Tuesday, July 12, 2011

The Bachelorette- Ryan's Gone, Takes all the Fun with Him.

Wow Emily has gotten so southern belle in such a short period of time. Used to like her, now not so much.

The theme of this show: Ashley's parade of too short short skirts continues.

Weird how the six guys that are left are almost totally different. Interesting, I bet they appeal to six different demographics. Funny how that worked out.

Is that a kabbalah bracelet Ashley is wearing? Oooo she's so continental.

Did anyone else notice Ben was going the wrong way on that motorway? The arrow was clearly pointing the opposite way that he went.

OK SERIOUSLY if I hear Ashley say 'protected' one more time, I'm going to kick her off of that moped while it's moving.

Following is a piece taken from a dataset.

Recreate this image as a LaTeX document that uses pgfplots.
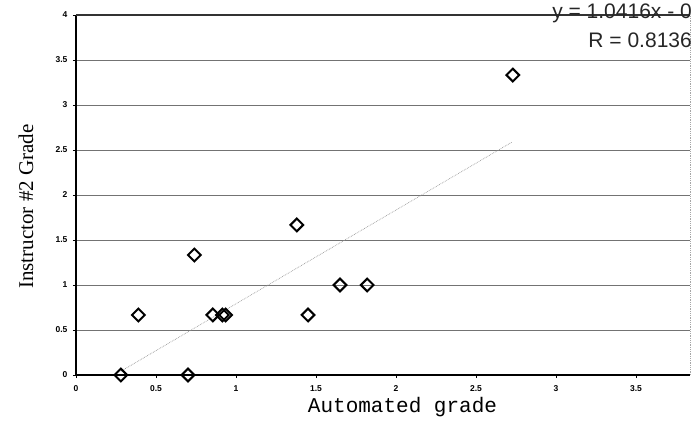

Aww, I know I said I couldn't tell the difference between Constantine and Ben, but Ben is starting to grow on me. I might like him the best. J.P. is going overboard with the "I want Ashley to myself" act- because that's what it's starting to feel like. An act.

Jesus, supposedly they care about this girl, and a bunch of guys can't get a hold of themselves and are practically falling all over themselves to make innuendos. Classy.

Yeah, J.P. would totally have thrown a fit if he got one of the weird tuxes. Get over it dude. This is what you signed up for. Calm the eff down. Holy shit, he just the darkest, I'm going to murder look everrrrr. Scary.

Lucas was upset because he was wearing a dress? Dude. WTF. Ames is coming up ahead on this one.

Wow, they are REALLY pushing the hometown dates. Big ratings I assume. I mean, basically this whole episode has been about them.

Jesus! Where did the back half of her shirt go??! These Asian women think she is such a hoe. I saw one woman in the background who looked really confused. Wow, so they're going to a Temple with her dressed like that. Ok, cool that's not disrespectful at all.

TAI CHI. Oh my God, seriously, I have been talking about Tai Chi forever. I want to learn how to do it so badly. Of course Ryan would know all about it. He is such a Tai Chi person.
Oh my God, Ryan...this is the hardest moment. He is...I feel like I just kicked a puppy. His face was so heartbroken. You can't fake that. Not the way he did it. "You don't want to meet my family?"

I am never going to recover from this. Although as I was walking away, I was thinking, 'wow his pants have a flair. That's interesting."

None of us saw this coming Ryan, none of us. I am as close to tears as this show could ever bring me. He just wants someone to share his life with! Ashley you heartless bitch!

Awkward, my mom is literally talking to Ryan right now. "I'll love you Ryan" "Take me home to your parents Ryan- well, they're probably close to my age."
We'll miss this, won't we America?

They're making Ryan hail a cab? That's cold.

Wow, Lucas, a class act in the end. Way to go.

Weird. Emily is already crying before she event gets out of the car. That's awkward. Who thinks she took riddlin before this so she could get that perfect shaky look. WOW she is awful. Such a wilted little flower, but made up to look like Carrie Underwood. It's weird, and makes her look like a Stepford. I wonder if this will bring her and Brad back together.

HOW DOES SHE KNOW ABOUT THE DOT DOT DOT??? When did they film this? Hmm. Must have been pretty recently actually. They figured they could cash in on their public breakup.